With the help of the Finnish Embassy in Cairo, and Savonlinna Music Academy (which Gothóni is Artistic Director), artists, scientists, politicians including the Nobel Peace Prize laureate, Martti Ahtisaari, the idea of a musical collaboration between Egypt and Finland was born. Ralf's longterm goal for the Musical Bridge is that of bringing classical music to the students of Cairo in the form of "homeopathic pills"; especially in the way of chamber musical understanding of the structures, emotions and human connections. The people in Ralf's circle have expressed a desire for a free islamic country with European-like freedom, without fundamentalism, dictatorship but also without strong Western capitalism. He has never sensed any negativity toward the Israelis. This message alone offers me tremendous hope.
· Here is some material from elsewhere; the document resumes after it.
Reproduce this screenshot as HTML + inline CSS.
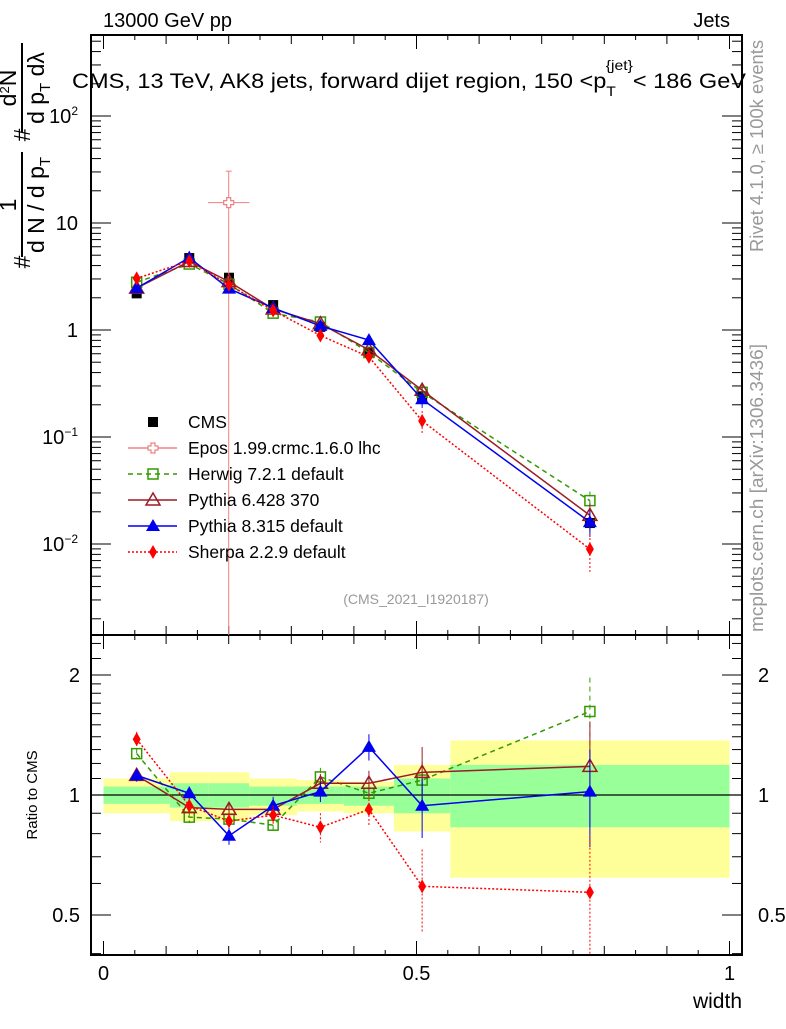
<!DOCTYPE html>
<html><head><meta charset="utf-8"><style>
body{margin:0;background:#fff;width:786px;height:1024px;overflow:hidden}
svg{font-family:"Liberation Sans",sans-serif}
</style></head><body>
<svg id="c" width="786" height="1024" viewBox="0 0 786 1024" xmlns="http://www.w3.org/2000/svg"></svg>
<script>
// ---- data ----
const binEdges=[0,0.106,0.168,0.233,0.309,0.384,0.464,0.554,1.0];
const cmsVals=[2.2,4.7,3.08,1.71,1.07,0.61,0.24,0.0157];
const cmsErr=[0.03,0.03,0.03,0.04,0.05,0.05,0.12,0.12];
const bandYelHi=[1.10,1.14,1.14,1.10,1.09,1.08,1.19,1.37];
const bandYelLo=[0.90,0.86,0.86,0.89,0.91,0.90,0.81,0.62];
const bandGrnHi=[1.05,1.07,1.07,1.05,1.05,1.05,1.10,1.19];
const bandGrnLo=[0.95,0.93,0.93,0.94,0.95,0.94,0.90,0.83];
const herwigRatio=[1.27,0.88,0.87,0.84,1.11,1.01,1.09,1.62];
const herwigErr=[0.04,0.03,0.03,0.04,0.06,0.05,0.12,0.35];
const pythia6Ratio=[1.12,0.93,0.92,0.92,1.07,1.07,1.14,1.18];
const pythia6Err=[0.03,0.03,0.04,0.04,0.06,0.08,0.18,0.35];
const pythia8Ratio=[1.12,1.01,0.79,0.94,1.02,1.32,0.94,1.02];
const pythia8Err=[0.04,0.04,0.04,0.05,0.06,0.1,0.16,0.28];
const sherpaRatio=[1.38,0.94,0.86,0.89,0.83,0.92,0.59,0.57];
const sherpaErr=[0.06,0.04,0.04,0.05,0.07,0.08,0.14,0.22];
const eposX=[0.2];
const eposVal=[15.5];
const eposErrUp=[15];
const eposXErr=[0.033];
const mainTicks=[0.01,0.1,1,10,100];
const mainTickLabels=["10<tspan dy='-8' font-size='12'>−2</tspan>","10<tspan dy='-8' font-size='12'>−1</tspan>","1","10","10<tspan dy='-8' font-size='12'>2</tspan>"];
const ratioTicks=[0.5,1,2];
const ratioTickLabels=["0.5","1","2"];
const xTicks=[0,0.5,1];
const xTickLabels=["0","0.5","1"];
// ---- geometry ----
const L=91,R=742,T=35,M=635,B=955;
const X=v=>103.5+v*626;
const YM=v=>330-107*Math.log10(v);
const YR=v=>795-120*Math.log2(v);
const svg=document.getElementById('c');
const NS="http://www.w3.org/2000/svg";
function el(tag,attrs,parent){const e=document.createElementNS(NS,tag);for(const k in attrs)e.setAttribute(k,attrs[k]);(parent||svg).appendChild(e);return e;}
const centers=binEdges.slice(0,-1).map((e,i)=>(e+binEdges[i+1])/2);

// bands
binEdges.slice(0,-1).forEach((e,i)=>{
  const y=el('rect',{x:X(e),y:YR(bandYelHi[i]),width:X(binEdges[i+1])-X(e),height:YR(bandYelLo[i])-YR(bandYelHi[i]),fill:'#ffff99'});
  
  
  const g=el('rect',{x:X(e),y:YR(bandGrnHi[i]),width:X(binEdges[i+1])-X(e),height:YR(bandGrnLo[i])-YR(bandGrnHi[i]),fill:'#99ff99'});
  
  
});
el('line',{x1:L,x2:R,y1:YR(1),y2:YR(1),stroke:'#000','stroke-width':1.3});

// frames
const f1=el('rect',{x:L,y:T,width:R-L,height:M-T,fill:'none',stroke:'#000','stroke-width':2});


const f2=el('rect',{x:L,y:M,width:R-L,height:B-M,fill:'none',stroke:'#000','stroke-width':2});



// x ticks
for(let k=0;k<=20;k++){const v=k*0.05;const len=(k%10==0)?14:(k%2==0?9:5);const x=X(v);
  [[T,1],[M,-1],[M,1],[B,-1]].forEach(([y0,d])=>el('line',{x1:x,x2:x,y1:y0,y2:y0+d*len,stroke:'#000','stroke-width':1}));}
xTicks.forEach((v,i)=>{const t=el('text',{x:X(v),y:980,'font-size':20,'text-anchor':'middle'});t.textContent=xTickLabels[i];
  
  });
// main y ticks
for(let d=-3;d<=2;d++){for(let m=1;m<=9;m++){const v=m*Math.pow(10,d);const y=YM(v);if(y<T||y>M)continue;const len=m==1?20:10;
  el('line',{x1:L,x2:L+len,y1:y,y2:y,stroke:'#000'});el('line',{x1:R,x2:R-len,y1:y,y2:y,stroke:'#000'});}}
mainTicks.forEach((v,i)=>{const t=el('text',{x:78,y:YM(v)+7,'font-size':20,'text-anchor':'end'});t.innerHTML=mainTickLabels[i];
  
  });
// ratio y ticks
[0.4,0.5,0.6,0.7,0.8,0.9,1,1.1,1.2,1.3,1.4,1.5,1.6,1.7,1.8,1.9,2,2.2,2.4].forEach(v=>{const y=YR(v);if(y<M||y>B)return;const len=ratioTicks.includes(v)?20:10;
  el('line',{x1:L,x2:L+len,y1:y,y2:y,stroke:'#000'});el('line',{x1:R,x2:R-len,y1:y,y2:y,stroke:'#000'});});
ratioTicks.forEach((v,i)=>{const t=el('text',{x:80,y:YR(v)+7,'font-size':20,'text-anchor':'end'});t.textContent=ratioTickLabels[i];
  
  
  const t2=el('text',{x:758,y:YR(v)+7,'font-size':20});t2.textContent=ratioTickLabels[i];
  
  });

// markers
function marker(type,x,y,color,parent){
  if(type=='sqf')return el('rect',{x:x-5,y:y-5,width:10,height:10,fill:color},parent);
  if(type=='sqo')return el('rect',{x:x-5,y:y-5,width:10,height:10,fill:'none',stroke:color,'stroke-width':1.5},parent);
  if(type=='tro')return el('polygon',{points:`${x},${y-7} ${x-7},${y+5} ${x+7},${y+5}`,fill:'none',stroke:color,'stroke-width':1.5},parent);
  if(type=='trf')return el('polygon',{points:`${x},${y-7} ${x-7},${y+5} ${x+7},${y+5}`,fill:color},parent);
  if(type=='dia')return el('polygon',{points:`${x},${y-7} ${x-4},${y} ${x},${y+7} ${x+4},${y}`,fill:color},parent);
  if(type=='cro')return el('path',{d:`M${x-2},${y-5}h4v3h3v4h-3v3h-4v-3h-3v-4h3z`,fill:'#fff',stroke:color,'stroke-width':1.2},parent);
}
const series=[
 {name:'herwig',ratio:herwigRatio,err:herwigErr,color:'#339900',dash:'5,4',m:'sqo'},
 {name:'pythia6',ratio:pythia6Ratio,err:pythia6Err,color:'#9b1c24',dash:'',m:'tro'},
 {name:'pythia8',ratio:pythia8Ratio,err:pythia8Err,color:'#0000ee',dash:'',m:'trf'},
 {name:'sherpa',ratio:sherpaRatio,err:sherpaErr,color:'#ff0000',dash:'2,2',m:'dia'}];
// main panel CMS
cmsVals.forEach((v,i)=>{const x=X(centers[i]);
  el('line',{x1:x,x2:x,y1:YM(v*(1+cmsErr[i])),y2:YM(v*(1-cmsErr[i])),stroke:'#000'});
  const m=marker('sqf',x,YM(v),'#000');
  
  });
// epos
eposVal.forEach((v,i)=>{const x=X(eposX[i]),y=YM(v);
  el('line',{x1:x,x2:x,y1:YM(v+eposErrUp[i]),y2:M,stroke:'#f08080'});
  el('line',{x1:X(eposX[i]-eposXErr[i]),x2:X(eposX[i]+eposXErr[i]),y1:y,y2:y,stroke:'#f08080'});
  el('line',{x1:x-3,x2:x+3,y1:YM(v+eposErrUp[i]),y2:YM(v+eposErrUp[i]),stroke:'#f08080'});
  const m=marker('cro',x,y,'#f08080');
  
  });
series.forEach(s=>{
  const mv=s.ratio.map((r,i)=>r*cmsVals[i]);
  const pl=el('polyline',{points:mv.map((v,i)=>X(centers[i])+','+YM(v)).join(' '),fill:'none',stroke:s.color,'stroke-width':1.5,'stroke-dasharray':s.dash});
  
  
  const rl=el('polyline',{points:s.ratio.map((v,i)=>X(centers[i])+','+YR(v)).join(' '),fill:'none',stroke:s.color,'stroke-width':1.5,'stroke-dasharray':s.dash});
  
  
  s.ratio.forEach((r,i)=>{const x=X(centers[i]);const rel=s.err[i]/r;
    el('line',{x1:x,x2:x,y1:YM(mv[i]*(1+rel)),y2:Math.min(M,YM(Math.max(1e-4,mv[i]*(1-rel)))),stroke:s.color,'stroke-dasharray':s.dash});
    el('line',{x1:x,x2:x,y1:YR(r+s.err[i]),y2:Math.min(B,YR(Math.max(0.3,r-s.err[i]))),stroke:s.color,'stroke-dasharray':s.dash});
    const m=marker(s.m,x,YM(mv[i]),s.color);
    
    
    const m2=marker(s.m,x,YR(r),s.color);
    
    });
});
// legend
const legNames=['CMS','Epos 1.99.crmc.1.6.0 lhc','Herwig 7.2.1 default','Pythia 6.428 370','Pythia 8.315 default','Sherpa 2.2.9 default'];
const legStyle=[['sqf','#000',null,''],['cro','#f08080','#f08080',''],['sqo','#339900','#339900','5,4'],['tro','#9b1c24','#9b1c24',''],['trf','#0000ee','#0000ee',''],['dia','#ff0000','#ff0000','2,2']];
legNames.forEach((n,i)=>{const y=422+i*26;const g=el('g',{});
  
  
  const st=legStyle[i];
  if(st[2])el('line',{x1:128,x2:177,y1:y,y2:y,stroke:st[2],'stroke-width':1.5,'stroke-dasharray':st[3]},g);
  marker(st[0],153,y,st[1],g);
  const t=el('text',{x:188,y:y+6,'font-size':17.5},g);t.textContent=n;});
</script>
<svg width="786" height="1024" style="position:absolute;left:0;top:0" xmlns="http://www.w3.org/2000/svg" font-family="Liberation Sans, sans-serif">
<text x="103" y="27" font-size="20">13000 GeV pp</text>
<text x="730" y="27" font-size="20" text-anchor="end">Jets</text>
<text x="72" y="88" font-size="21" textLength="674" lengthAdjust="spacingAndGlyphs">CMS, 13 TeV, AK8 jets, forward dijet region, 150 &lt;p<tspan dy="8" font-size="14">T</tspan><tspan dy="-26" dx="-9" font-size="14">{jet}</tspan><tspan dy="18">&lt; 186 GeV</tspan></text>
<text x="416" y="604" font-size="14" fill="#999" text-anchor="middle">(CMS_2021_I1920187)</text>
<text transform="translate(763,252) rotate(-90)" font-size="18" fill="#999" textLength="212" lengthAdjust="spacingAndGlyphs">Rivet 4.1.0, ≥ 100k events</text>
<text transform="translate(763,632) rotate(-90)" font-size="18" fill="#999" textLength="288" lengthAdjust="spacingAndGlyphs">mcplots.cern.ch [arXiv:1306.3436]</text>
<text transform="translate(37,795) rotate(-90)" font-size="15" text-anchor="middle">Ratio to CMS</text>
<text x="742" y="1008" font-size="21" text-anchor="end">width</text>
<g font-size="23">
<text transform="translate(30,262) rotate(-90)" text-anchor="middle">#</text>
<line x1="22" x2="22" y1="152" y2="257" stroke="#000" stroke-width="2"/>
<text transform="translate(16,205) rotate(-90)" text-anchor="middle">1</text>
<text transform="translate(44,205) rotate(-90)" text-anchor="middle">d N / d p<tspan dy="6" font-size="15">T</tspan></text>
<text transform="translate(30,135) rotate(-90)" text-anchor="middle">#</text>
<line x1="22" x2="22" y1="43" y2="132" stroke="#000" stroke-width="2"/>
<text transform="translate(16,88) rotate(-90)" text-anchor="middle">d<tspan dy="-7" font-size="13">2</tspan><tspan dy="7">N</tspan></text>
<text transform="translate(44,88) rotate(-90)" text-anchor="middle">d p<tspan dy="6" font-size="15">T</tspan><tspan dy="-6"> dλ</tspan></text>
</g>
</svg>
</body></html>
The Egyptian musicians are open with their minds and hearts. Music touches them deeply. In the two professional orchestras of Cairo, the instruments are of poor quality and the salaries are substandard. But Ralf assures me that the enthusiasm is very different from anything here, for life is difficult and nothing is taken for granted. Many of the students have continued their studies during the summer in Savonlinna, Finland and also in Germany.

Which brings me to acknowledge that I consider my work with Ralf Gothóni to have been the pinnacle of my performing career, for he instilled this philosophy which I hope to transmit to students:
Music is for us musicians a lifetime vocation. Our challenge, responsibility and mission is to practice ourselves to open the door of spiritual self-knowledge and to share it.